Quizás el mejor trabajo crítico que haya aparecido sobre la escritura de El diario de Anne Frank sea el de Judith Thurman, que fue recopilado por la autora en un libro soberbio de Duomo, La nariz de Cleopatra. Allí ella se pregunta: “Uno anhela saber qué más podría haber hecho Anne Frank con esa libertad sensual y expresiva que tanto llama la atención en su prosa”.

Thurman entendió que Anne Frank poseía una complejidad extraña para su edad, que asomaba en la escritura como la señal de la escritora que pudo ser si hubiera logrado salvarse. Pero estaba condenada a la mala suerte y a las dificultades. No en vano 10 editoriales norteamericanas rechazaron el manuscrito de El diario de Anne Frank antes que Doubleday adquiriera los derechos para Estados Unidos en 1951. Un libro que ha vendido ya más de 30 millones de ejemplares en 60 lenguas.
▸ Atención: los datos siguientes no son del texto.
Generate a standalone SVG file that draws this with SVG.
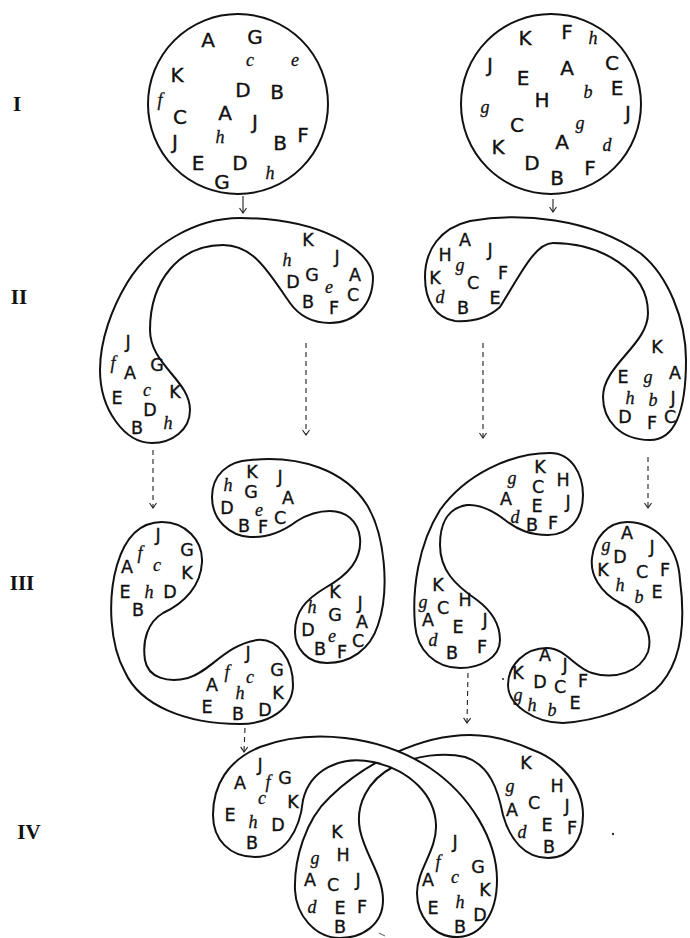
<svg xmlns="http://www.w3.org/2000/svg" width="690" height="938" viewBox="0 0 690 938">
<style>
.o{fill:#fff;stroke:#111;stroke-width:2}
.L{font-family:"DejaVu Sans","Liberation Sans",sans-serif;font-size:17.5px;text-anchor:middle;dominant-baseline:central;fill:#111;stroke:#111;stroke-width:0.35}
.s{font-family:"Liberation Serif","DejaVu Serif",serif;font-style:italic;font-size:18px;text-anchor:middle;dominant-baseline:central;fill:#111;stroke:#111;stroke-width:0.3}
.big .L{font-size:20px}
.num{font-family:"Liberation Serif","DejaVu Serif",serif;font-weight:bold;font-size:21px;text-anchor:middle;dominant-baseline:central;fill:#111}
.arr{stroke:#222;stroke-width:1.1;fill:none;marker-end:url(#ah)}
.d{stroke-dasharray:5 4}
</style>
<defs>
<marker id="ah" viewBox="-6 -5 7 10" refX="0" refY="0" markerWidth="7" markerHeight="10" markerUnits="userSpaceOnUse" orient="auto"><path d="M-5,-3.5 L0,0 L-5,3.5" fill="none" stroke="#222" stroke-width="1.1"/></marker>
</defs>
<rect width="690" height="938" fill="#fff"/>
<g id="labels">
<text class="num" x="17" y="104">I</text>
<text class="num" x="19" y="297">II</text>
<text class="num" x="22" y="583">III</text>
<text class="num" x="29" y="832">IV</text>
</g>
<g id="connectors">
<path class="arr" d="M243,196 L243,213"/>
<path class="arr" d="M553,199 L553,212"/>
<path class="arr d" d="M153,450 L153,508"/>
<path class="arr d" d="M306,343 L306,435"/>
<path class="arr d" d="M483,343 L483,438"/>
<path class="arr d" d="M648,457 L648,508"/>
<path class="arr d" d="M245,728 L244,752"/>
<path class="arr d" d="M468,673 L467,723"/>
</g>
<g id="r1-left" class="big">
<circle class="o" cx="238" cy="104" r="90"/>
<text class="L" x="208" y="40">A</text><text class="L" x="255" y="37">G</text><text class="s" x="250" y="60">c</text><text class="s" x="295" y="60">e</text>
<text class="L" x="177" y="75">K</text><text class="L" x="243" y="90">D</text><text class="L" x="277" y="92">B</text><text class="s" x="160" y="100">f</text>
<text class="L" x="180" y="117">C</text><text class="L" x="225" y="113">A</text><text class="L" x="255" y="122">J</text><text class="L" x="175" y="142">J</text>
<text class="s" x="220" y="137">h</text><text class="L" x="280" y="143">B</text><text class="L" x="303" y="135">F</text><text class="L" x="198" y="163">E</text>
<text class="L" x="240" y="163">D</text><text class="L" x="222" y="182">G</text><text class="s" x="270" y="173">h</text>
</g>
<g id="r1-right" class="big">
<circle class="o" cx="551" cy="104" r="90"/>
<text class="L" x="525" y="38">K</text><text class="L" x="567" y="32">F</text><text class="s" x="593" y="38">h</text><text class="L" x="490" y="65">J</text>
<text class="L" x="523" y="78">E</text><text class="L" x="567" y="68">A</text><text class="L" x="612" y="63">C</text><text class="s" x="485" y="107">g</text>
<text class="L" x="542" y="100">H</text><text class="s" x="588" y="92">b</text><text class="L" x="617" y="88">E</text><text class="L" x="517" y="125">C</text>
<text class="s" x="580" y="123">g</text><text class="L" x="628" y="113">J</text><text class="L" x="498" y="147">K</text><text class="L" x="562" y="142">A</text>
<text class="s" x="607" y="145">d</text><text class="L" x="532" y="163">D</text><text class="L" x="557" y="178">B</text><text class="L" x="590" y="168">F</text>
</g>
<g id="r2-left">
<path class="o" d="M373,277 C372,250 320,218 240,218 C195,218 150,245 127,283 C112,308 100,340 100,370 C100,410 125,443 152,443 C172,443 190,430 190,410 C190,380 150,365 150,330 C150,280 180,245 223,245 C255,245 270,275 290,303 C300,317 315,323 330,323 C355,323 373,305 373,277 Z"/>
<text class="L" x="308" y="240">K</text><text class="s" x="287" y="260">h</text><text class="L" x="337" y="257">J</text><text class="L" x="293" y="282">D</text>
<text class="L" x="312" y="275">G</text><text class="s" x="329" y="287">e</text><text class="L" x="355" y="275">A</text><text class="L" x="308" y="302">B</text>
<text class="L" x="334" y="308">F</text><text class="L" x="353" y="295">C</text>
<text class="L" x="128" y="342">J</text><text class="s" x="113" y="363">f</text><text class="L" x="130" y="373">A</text><text class="L" x="157" y="365">G</text>
<text class="s" x="147" y="390">c</text><text class="L" x="175" y="392">K</text><text class="L" x="117" y="398">E</text><text class="L" x="150" y="410">D</text>
<text class="L" x="137" y="428">B</text><text class="s" x="168" y="423">h</text>
</g>
<g id="r2-right">
<path class="o" d="M425,277 C425,250 440,228 470,221 C520,212 590,218 640,253 C668,275 686,320 686,360 C686,410 675,440 650,440 C620,440 603,420 603,397 C603,365 648,345 648,313 C648,270 600,243 553,243 C535,243 520,275 500,307 C488,318 472,322 455,321 C435,318 425,300 425,277 Z"/>
<text class="L" x="465" y="240">A</text><text class="L" x="445" y="255">H</text><text class="L" x="490" y="250">J</text><text class="s" x="460" y="265">g</text>
<text class="L" x="435" y="278">K</text><text class="L" x="473" y="283">C</text><text class="L" x="503" y="273">F</text><text class="s" x="440" y="297">d</text>
<text class="L" x="463" y="308">B</text><text class="L" x="495" y="298">E</text>
<text class="L" x="657" y="347">K</text><text class="L" x="623" y="377">E</text><text class="s" x="648" y="377">g</text><text class="L" x="675" y="373">A</text>
<text class="s" x="630" y="398">h</text><text class="s" x="653" y="400">b</text><text class="L" x="673" y="398">J</text><text class="L" x="625" y="417">D</text>
<text class="L" x="652" y="423">F</text><text class="L" x="670" y="417">C</text>
</g>
<g id="r3-a">
<path class="o" d="M250,460 C300,455 345,470 367,505 C385,535 390,590 378,625 C370,650 350,663 327,663 C307,663 295,648 295,632 C295,612 305,600 325,588 C348,575 362,560 360,538 C358,520 345,511 330,511 C318,511 305,516 297,521 C285,530 268,538 250,537 C230,536 212,520 212,497 C212,475 228,461 250,460 Z"/>
<text class="s" x="228" y="485">h</text><text class="L" x="252" y="472">K</text><text class="L" x="280" y="477">J</text><text class="L" x="251" y="492">G</text>
<text class="L" x="288" y="498">A</text><text class="L" x="227" y="508">D</text><text class="s" x="259" y="510">e</text><text class="L" x="280" y="518">C</text>
<text class="L" x="244" y="526">B</text><text class="L" x="263" y="527">F</text>
<text class="L" x="335" y="592">K</text><text class="s" x="312" y="607">h</text><text class="L" x="360" y="603">J</text><text class="L" x="335" y="615">G</text>
<text class="L" x="362" y="622">A</text><text class="L" x="308" y="630">D</text><text class="s" x="332" y="636">e</text><text class="L" x="358" y="641">C</text>
<text class="L" x="320" y="649">B</text><text class="L" x="342" y="652">F</text>
</g>
<g id="r3-b">
<path class="o" d="M162,522 C185,522 203,540 202,562 C201,585 185,603 163,613 C148,622 142,640 145,660 C148,678 168,683 188,678 C210,672 225,645 257,640 C278,638 293,660 293,685 C293,708 270,724 240,724 C185,724 140,705 125,672 C110,645 107,600 117,565 C125,538 140,522 162,522 Z"/>
<text class="L" x="158" y="535">J</text><text class="s" x="140" y="553">f</text><text class="L" x="187" y="550">G</text><text class="L" x="127" y="567">A</text>
<text class="s" x="157" y="565">c</text><text class="L" x="187" y="573">K</text><text class="L" x="125" y="592">E</text><text class="s" x="149" y="592">h</text>
<text class="L" x="170" y="592">D</text><text class="L" x="138" y="610">B</text>
<text class="L" x="248" y="653">J</text><text class="s" x="227" y="672">f</text><text class="s" x="250" y="677">c</text><text class="L" x="277" y="670">G</text>
<text class="L" x="212" y="685">A</text><text class="s" x="240" y="693">h</text><text class="L" x="278" y="693">K</text><text class="L" x="207" y="707">E</text>
<text class="L" x="238" y="714">B</text><text class="L" x="265" y="710">D</text>
</g>
<g id="r3-c">
<path class="o" d="M550,453 C572,453 583,475 583,495 C583,520 568,535 548,535 C530,535 518,530 505,520 C492,510 480,504 467,505 C447,508 440,525 440,545 C440,570 455,585 477,600 C493,612 500,625 500,640 C500,658 480,668 460,668 C435,668 417,650 415,625 C412,590 418,545 440,510 C465,475 510,453 550,453 Z"/>
<text class="s" x="512" y="478">g</text><text class="L" x="540" y="467">K</text><text class="L" x="563" y="480">H</text><text class="L" x="538" y="487">C</text>
<text class="L" x="506" y="499">A</text><text class="L" x="537" y="506">E</text><text class="L" x="568" y="502">J</text><text class="s" x="515" y="517">d</text>
<text class="L" x="532" y="525">B</text><text class="L" x="553" y="523">F</text>
<text class="L" x="438" y="585">K</text><text class="s" x="423" y="602">g</text><text class="L" x="443" y="608">C</text><text class="L" x="465" y="600">H</text>
<text class="L" x="428" y="620">A</text><text class="L" x="458" y="627">E</text><text class="L" x="485" y="620">J</text><text class="s" x="433" y="640">d</text>
<text class="L" x="452" y="653">B</text><text class="L" x="482" y="647">F</text>
</g>
<g id="r3-d">
<path class="o" d="M627,522 C655,522 678,545 680,580 C686,625 682,665 655,690 C635,705 605,720 563,723 C535,723 508,705 508,685 C508,665 525,648 547,648 C565,648 575,668 592,673 C615,680 640,672 648,652 C654,632 640,612 620,603 C600,592 590,575 592,558 C594,538 608,522 627,522 Z"/>
<text class="L" x="627" y="533">A</text><text class="s" x="606" y="545">g</text><text class="L" x="652" y="547">J</text><text class="L" x="620" y="557">D</text>
<text class="L" x="603" y="570">K</text><text class="L" x="642" y="572">C</text><text class="L" x="665" y="570">F</text><text class="s" x="620" y="585">h</text>
<text class="s" x="639" y="597">b</text><text class="L" x="657" y="592">E</text>
<text class="L" x="545" y="655">A</text><text class="L" x="518" y="673">K</text><text class="L" x="565" y="665">J</text><text class="L" x="583" y="681">F</text>
<text class="L" x="540" y="682">D</text><text class="L" x="560" y="687">C</text><text class="s" x="518" y="695">g</text><text class="s" x="532" y="705">h</text>
<text class="s" x="552" y="710">b</text><text class="L" x="575" y="703">E</text>
<circle cx="503" cy="679" r="1.1" fill="#333"/>
</g>
<g id="r4-right">
<path class="o" d="M533,750 C560,760 583,785 583,815 C583,840 570,858 548,858 C525,858 510,840 503,815 C498,790 490,765 465,757 C445,752 415,755 393,767 C368,780 355,805 360,830 C365,855 383,875 383,900 C383,925 362,938 340,938 C315,938 296,915 295,890 C294,860 305,820 330,797 C365,763 420,735 470,735 C495,735 515,742 533,750 Z"/>
<text class="L" x="526" y="763">K</text><text class="s" x="510" y="786">g</text><text class="L" x="557" y="786">H</text><text class="L" x="512" y="810">A</text>
<text class="L" x="534" y="803">C</text><text class="L" x="567" y="806">J</text><text class="s" x="522" y="832">d</text><text class="L" x="547" y="825">E</text>
<text class="L" x="572" y="828">F</text><text class="L" x="549" y="847">B</text>
<text class="L" x="337" y="832">K</text><text class="s" x="315" y="858">g</text><text class="L" x="343" y="855">H</text><text class="L" x="310" y="880">A</text>
<text class="L" x="333" y="885">C</text><text class="L" x="358" y="880">J</text><text class="s" x="312" y="907">d</text><text class="L" x="340" y="908">E</text>
<text class="L" x="362" y="907">F</text><text class="L" x="340" y="927">B</text>
<circle cx="613" cy="834" r="1.2" fill="#333"/>
</g>
<g id="r4-left">
<path class="o" d="M213,815 C213,785 228,760 260,747 C310,728 380,735 430,768 C470,795 497,840 497,880 C497,915 480,937 457,937 C432,937 417,915 417,893 C417,870 437,850 436,825 C435,795 410,770 373,762 C340,755 310,770 303,800 C300,830 285,857 255,857 C230,857 213,840 213,815 Z"/>
<text class="L" x="260" y="765">J</text><text class="L" x="240" y="783">A</text><text class="s" x="268" y="782">f</text><text class="L" x="285" y="778">G</text>
<text class="s" x="262" y="798">c</text><text class="L" x="293" y="802">K</text><text class="L" x="230" y="815">E</text><text class="s" x="253" y="822">h</text>
<text class="L" x="278" y="825">D</text><text class="L" x="252" y="843">B</text>
<text class="L" x="455" y="842">J</text><text class="s" x="438" y="862">f</text><text class="L" x="478" y="867">G</text><text class="L" x="428" y="880">A</text>
<text class="s" x="455" y="877">c</text><text class="L" x="485" y="890">K</text><text class="L" x="433" y="908">E</text><text class="s" x="460" y="902">h</text>
<text class="L" x="480" y="915">D</text><text class="L" x="460" y="927">B</text>
</g>
<path d="M379,933 L385,936" stroke="#555" stroke-width="1"/>
</svg>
Como reflexiona Ruth Franklin en su reseña de La traición de Anne Frank, “los nazis fueron los responsables últimos de la muerte de Anne Frank, desde Hitler y Eichmann hasta el humilde funcionario Silberbauer y sus secuaces. Pero a nivel mundial, Anne Frank fue traicionada por todos aquellos que tenían la capacidad de ayudar a los judíos y no lo hicieron. La reina holandesa la traicionó al abandonar la nación; uno puede imaginar un resultado diferente si la reina Guillermina, como el rey Christian X de Dinamarca, se hubiera enfrentado a los ocupantes nazis y defendido a los judíos. El gobierno de Estados Unidos la traicionó al negarse a aprobar visas para que la familia Frank viajara a Cuba vía Nueva York en 1941, la única oportunidad real que tenían de escapar de los Países Bajos. Los aliados la traicionaron al negarse a bombardear las líneas ferroviarias a Auschwitz. Las naciones del mundo la traicionaron al rechazar a los refugiados judíos’’.